== Stated exercise ==
All lines in the data bearing the string "that" should be identified and copied.

(Figure scripts)
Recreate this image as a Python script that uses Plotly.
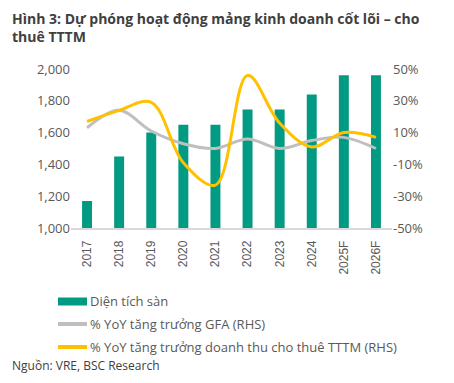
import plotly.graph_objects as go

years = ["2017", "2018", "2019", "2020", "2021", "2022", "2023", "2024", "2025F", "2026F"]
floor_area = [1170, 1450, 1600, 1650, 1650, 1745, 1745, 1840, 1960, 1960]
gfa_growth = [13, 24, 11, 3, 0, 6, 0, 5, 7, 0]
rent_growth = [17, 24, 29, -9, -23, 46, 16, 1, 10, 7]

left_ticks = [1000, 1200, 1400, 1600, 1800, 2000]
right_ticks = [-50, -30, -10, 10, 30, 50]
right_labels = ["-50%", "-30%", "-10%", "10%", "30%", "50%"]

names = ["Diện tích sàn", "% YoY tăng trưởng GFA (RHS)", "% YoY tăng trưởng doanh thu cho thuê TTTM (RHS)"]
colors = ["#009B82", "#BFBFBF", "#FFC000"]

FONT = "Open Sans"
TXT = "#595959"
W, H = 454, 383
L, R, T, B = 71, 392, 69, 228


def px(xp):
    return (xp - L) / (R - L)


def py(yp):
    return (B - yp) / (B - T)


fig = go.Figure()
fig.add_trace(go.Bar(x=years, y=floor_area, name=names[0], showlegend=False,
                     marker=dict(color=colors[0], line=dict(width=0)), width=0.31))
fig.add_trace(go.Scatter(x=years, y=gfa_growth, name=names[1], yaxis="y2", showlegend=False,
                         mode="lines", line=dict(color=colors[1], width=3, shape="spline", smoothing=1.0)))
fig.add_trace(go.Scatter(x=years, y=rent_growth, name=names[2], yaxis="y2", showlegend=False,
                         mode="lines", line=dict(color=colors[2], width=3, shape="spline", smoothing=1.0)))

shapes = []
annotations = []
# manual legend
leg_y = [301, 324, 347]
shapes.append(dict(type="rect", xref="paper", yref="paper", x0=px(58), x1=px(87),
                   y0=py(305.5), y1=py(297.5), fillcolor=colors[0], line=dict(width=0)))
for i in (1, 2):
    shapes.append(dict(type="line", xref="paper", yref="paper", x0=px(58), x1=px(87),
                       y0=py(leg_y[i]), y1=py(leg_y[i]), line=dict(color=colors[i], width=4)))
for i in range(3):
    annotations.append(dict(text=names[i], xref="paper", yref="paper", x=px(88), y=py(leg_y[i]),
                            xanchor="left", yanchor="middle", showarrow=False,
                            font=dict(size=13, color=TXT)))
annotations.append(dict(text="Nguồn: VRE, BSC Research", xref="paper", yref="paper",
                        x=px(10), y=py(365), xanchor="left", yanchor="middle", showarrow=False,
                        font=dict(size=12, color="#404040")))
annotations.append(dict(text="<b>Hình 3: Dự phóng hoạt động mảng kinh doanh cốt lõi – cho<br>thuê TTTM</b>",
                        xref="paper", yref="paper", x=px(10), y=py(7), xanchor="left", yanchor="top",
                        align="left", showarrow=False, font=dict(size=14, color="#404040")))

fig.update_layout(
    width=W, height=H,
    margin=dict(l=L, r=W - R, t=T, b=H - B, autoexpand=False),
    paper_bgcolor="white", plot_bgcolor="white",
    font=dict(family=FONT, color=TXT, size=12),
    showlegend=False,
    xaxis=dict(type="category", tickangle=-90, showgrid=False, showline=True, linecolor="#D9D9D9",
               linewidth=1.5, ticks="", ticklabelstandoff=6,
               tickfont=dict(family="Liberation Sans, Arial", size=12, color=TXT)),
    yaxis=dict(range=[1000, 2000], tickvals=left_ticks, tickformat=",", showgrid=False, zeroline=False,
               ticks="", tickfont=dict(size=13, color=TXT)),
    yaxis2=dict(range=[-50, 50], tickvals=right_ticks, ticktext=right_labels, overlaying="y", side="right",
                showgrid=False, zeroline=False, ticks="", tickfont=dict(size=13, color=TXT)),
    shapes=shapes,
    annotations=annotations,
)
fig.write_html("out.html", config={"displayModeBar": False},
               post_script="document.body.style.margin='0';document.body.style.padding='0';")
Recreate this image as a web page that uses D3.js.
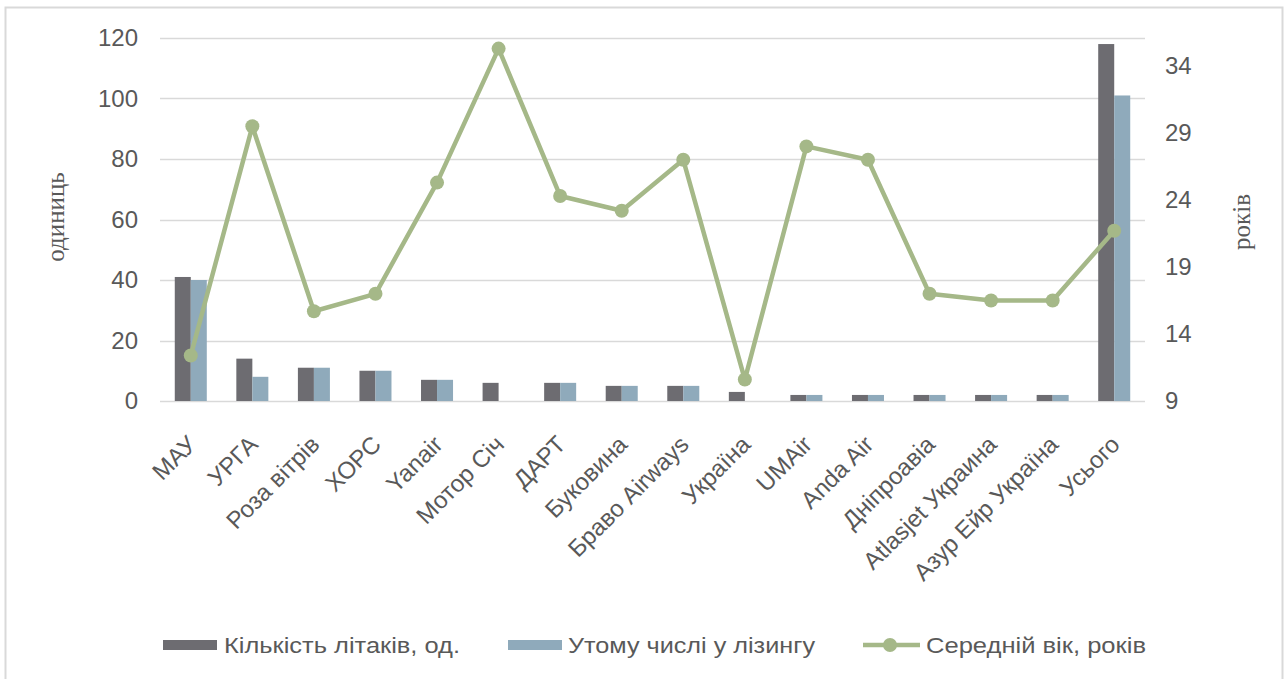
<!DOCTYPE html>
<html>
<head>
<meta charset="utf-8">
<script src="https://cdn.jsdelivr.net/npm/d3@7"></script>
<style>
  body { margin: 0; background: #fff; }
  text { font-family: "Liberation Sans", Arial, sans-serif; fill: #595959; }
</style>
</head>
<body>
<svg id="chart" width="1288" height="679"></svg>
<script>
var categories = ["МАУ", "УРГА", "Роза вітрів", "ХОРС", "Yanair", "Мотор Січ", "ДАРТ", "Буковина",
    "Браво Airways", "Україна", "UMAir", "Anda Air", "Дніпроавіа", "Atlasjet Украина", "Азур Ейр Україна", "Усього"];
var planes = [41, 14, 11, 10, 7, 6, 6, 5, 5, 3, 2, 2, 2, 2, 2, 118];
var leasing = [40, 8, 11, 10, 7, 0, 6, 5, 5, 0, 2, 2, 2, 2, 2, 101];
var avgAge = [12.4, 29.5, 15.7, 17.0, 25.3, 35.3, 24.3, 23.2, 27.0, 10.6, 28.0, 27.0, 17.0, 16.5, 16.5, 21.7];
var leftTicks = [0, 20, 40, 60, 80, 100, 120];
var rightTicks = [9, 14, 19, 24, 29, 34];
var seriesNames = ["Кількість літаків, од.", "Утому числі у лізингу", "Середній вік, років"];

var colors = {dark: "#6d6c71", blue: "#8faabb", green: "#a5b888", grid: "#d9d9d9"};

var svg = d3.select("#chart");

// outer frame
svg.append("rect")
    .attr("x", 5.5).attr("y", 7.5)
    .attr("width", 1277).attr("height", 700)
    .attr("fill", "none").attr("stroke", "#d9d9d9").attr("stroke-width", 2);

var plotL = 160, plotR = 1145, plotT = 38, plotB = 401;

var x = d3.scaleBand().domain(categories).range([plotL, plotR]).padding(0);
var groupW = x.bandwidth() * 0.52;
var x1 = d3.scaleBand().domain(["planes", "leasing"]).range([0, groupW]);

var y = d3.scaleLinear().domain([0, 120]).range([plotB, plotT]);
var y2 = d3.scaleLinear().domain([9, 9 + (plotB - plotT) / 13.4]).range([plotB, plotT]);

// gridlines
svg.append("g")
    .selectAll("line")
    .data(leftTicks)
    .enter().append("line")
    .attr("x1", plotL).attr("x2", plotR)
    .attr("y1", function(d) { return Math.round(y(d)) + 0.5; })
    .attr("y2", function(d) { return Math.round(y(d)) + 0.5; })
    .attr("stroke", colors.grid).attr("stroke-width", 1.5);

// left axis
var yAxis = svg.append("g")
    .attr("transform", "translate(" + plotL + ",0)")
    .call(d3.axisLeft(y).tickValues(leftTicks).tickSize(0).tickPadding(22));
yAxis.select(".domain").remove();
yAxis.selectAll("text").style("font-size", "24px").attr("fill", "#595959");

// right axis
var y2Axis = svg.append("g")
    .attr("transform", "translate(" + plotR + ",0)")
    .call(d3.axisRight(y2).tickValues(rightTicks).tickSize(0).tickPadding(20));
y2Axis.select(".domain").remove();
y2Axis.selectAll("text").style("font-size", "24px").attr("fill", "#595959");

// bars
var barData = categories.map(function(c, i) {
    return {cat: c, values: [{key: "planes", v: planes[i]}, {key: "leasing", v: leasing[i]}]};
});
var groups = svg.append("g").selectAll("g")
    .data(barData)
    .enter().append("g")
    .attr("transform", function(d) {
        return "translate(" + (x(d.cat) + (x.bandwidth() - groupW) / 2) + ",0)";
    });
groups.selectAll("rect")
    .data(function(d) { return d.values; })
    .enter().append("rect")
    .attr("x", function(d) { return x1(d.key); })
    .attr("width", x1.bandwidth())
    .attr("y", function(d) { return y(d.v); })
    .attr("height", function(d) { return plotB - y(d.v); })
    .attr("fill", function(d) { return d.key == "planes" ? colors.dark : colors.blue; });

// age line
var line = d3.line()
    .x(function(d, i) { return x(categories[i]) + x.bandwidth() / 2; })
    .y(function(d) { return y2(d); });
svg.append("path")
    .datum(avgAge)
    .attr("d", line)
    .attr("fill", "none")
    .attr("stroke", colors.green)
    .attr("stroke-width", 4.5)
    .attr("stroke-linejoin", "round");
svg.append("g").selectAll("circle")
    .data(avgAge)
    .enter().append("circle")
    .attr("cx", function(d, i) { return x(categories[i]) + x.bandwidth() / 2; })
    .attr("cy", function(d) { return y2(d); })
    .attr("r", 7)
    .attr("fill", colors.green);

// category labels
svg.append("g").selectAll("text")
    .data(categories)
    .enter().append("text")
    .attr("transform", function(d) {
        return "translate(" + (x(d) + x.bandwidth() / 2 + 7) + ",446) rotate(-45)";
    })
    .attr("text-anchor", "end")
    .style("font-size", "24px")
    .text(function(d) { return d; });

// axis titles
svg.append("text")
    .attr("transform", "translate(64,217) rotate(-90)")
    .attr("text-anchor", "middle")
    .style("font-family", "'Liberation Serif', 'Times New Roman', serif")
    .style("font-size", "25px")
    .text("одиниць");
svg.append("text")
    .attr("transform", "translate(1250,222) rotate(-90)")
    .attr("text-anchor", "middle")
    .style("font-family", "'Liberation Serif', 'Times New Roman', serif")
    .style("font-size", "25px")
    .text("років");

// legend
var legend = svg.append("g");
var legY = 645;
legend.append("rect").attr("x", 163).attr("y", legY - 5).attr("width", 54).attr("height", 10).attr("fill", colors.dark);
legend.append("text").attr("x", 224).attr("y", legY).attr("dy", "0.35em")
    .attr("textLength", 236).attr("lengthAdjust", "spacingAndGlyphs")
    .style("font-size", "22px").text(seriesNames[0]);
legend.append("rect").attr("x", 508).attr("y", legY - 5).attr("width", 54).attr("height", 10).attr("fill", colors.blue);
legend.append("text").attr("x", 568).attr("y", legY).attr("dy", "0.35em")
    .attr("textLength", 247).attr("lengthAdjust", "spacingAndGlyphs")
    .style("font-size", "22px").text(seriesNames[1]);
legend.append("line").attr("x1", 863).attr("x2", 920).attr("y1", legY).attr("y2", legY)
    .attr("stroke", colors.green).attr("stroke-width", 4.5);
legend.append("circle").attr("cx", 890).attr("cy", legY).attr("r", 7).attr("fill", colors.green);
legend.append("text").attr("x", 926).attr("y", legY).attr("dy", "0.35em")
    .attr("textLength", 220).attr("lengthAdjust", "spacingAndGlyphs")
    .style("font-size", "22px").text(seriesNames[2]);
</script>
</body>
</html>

== Written answer ==
Recreate this image as a Python script that uses Plotly.
Recreate this image as a web page that uses D3.js.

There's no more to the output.